By Benjamin Cox on October 14, 2019 at 4:09pm

If you’re wanting to light up marijuana on January 1st, you may have to wait. State suppliers are saying the supply might run short of the demand once adult-use cannabis becomes legal. According to the Chicago Tribune, nearly every state that ed allows recreational marijuana had some shops run out or run low in the first days of sales. In Colorado, some customers were greeted with signs telling them to check back the next day. In Nevada, higher-than-expected sales in the first week left shelves near empty.

Many of the state’s 21 growing facilities are expanding capacity, but construction takes time. Furthermore, the state so far has licensed only seven of them to grow recreational weed, and it takes a cannabis crop about three months to grow.

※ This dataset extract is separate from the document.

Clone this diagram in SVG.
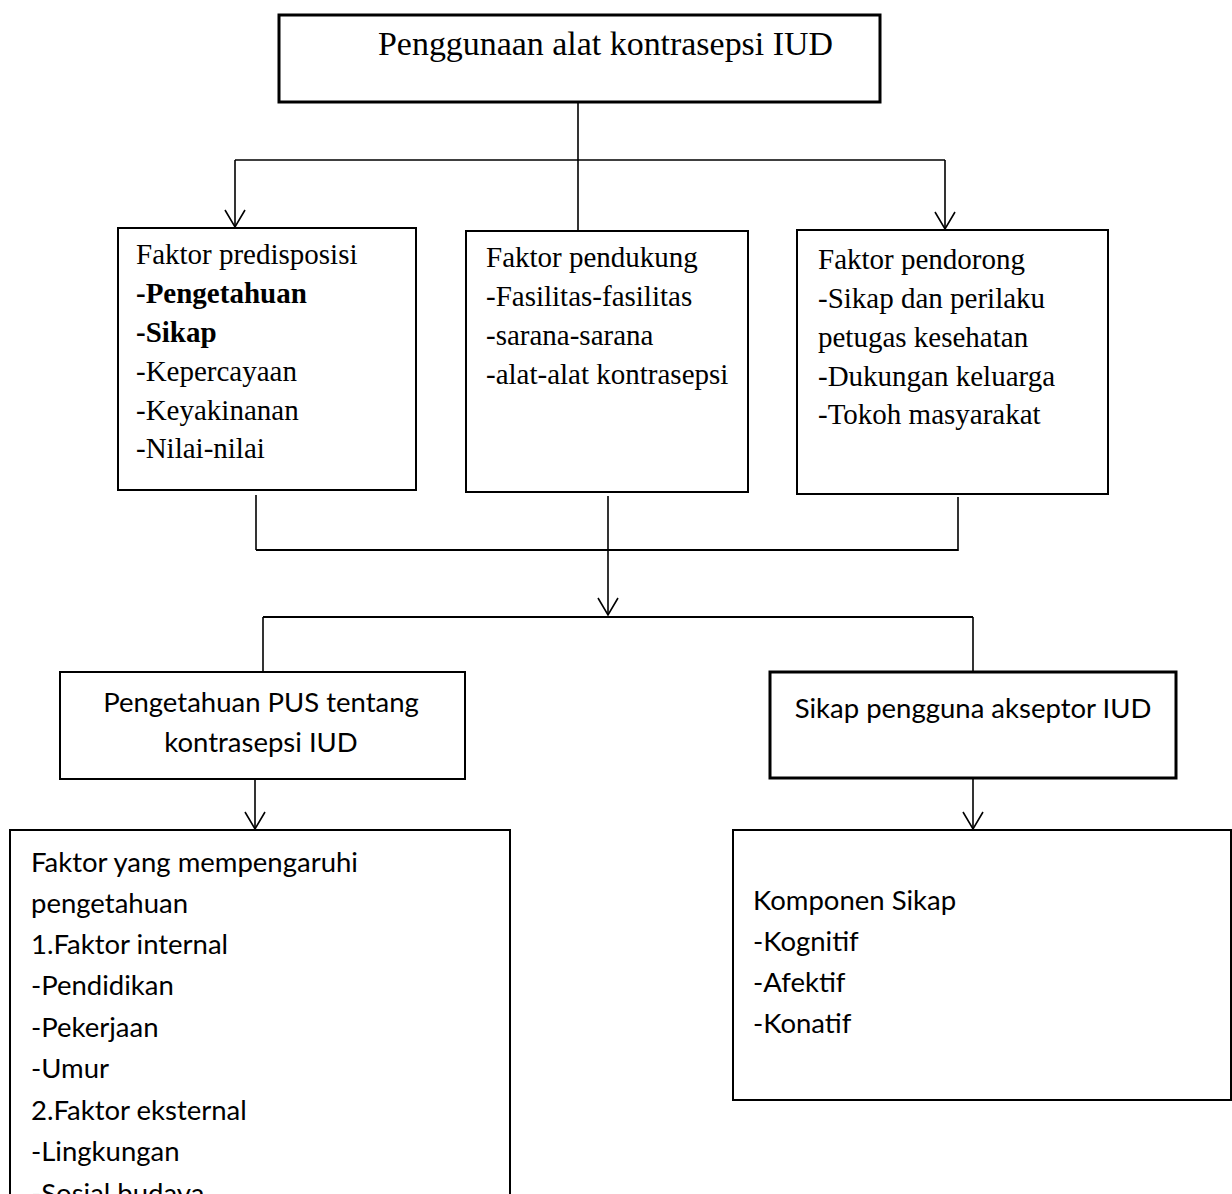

Additionally, the number of patients in the state’s medical marijuana program roughly doubled in the past year, and continues to grow. Those patients will be shopping at the same stores as recreational customers. Illinois law requires dispensaries to make sure they have enough cannabis for medical patients or they will face a $10,000. The result could be that dispensaries ration their products to minimal recreational sales or require appointments for purchases.

Eventually, nearly 946,000 Illinois residents — more than 9% of people over age 21 — could become cannabis consumers, according to a study commissioned by Illinois lawmakers and conducted by consulting firm Freedman and Koski earlier this year. Out of the roughly 114 million visitors to Illinois each year, almost 11 million are expected to buy weed. By comparison, only 51,000 residents bought medical cannabis last month.

Jacksonville, along with several other communities in the state, still have to decide if they’ll allow recreational sales.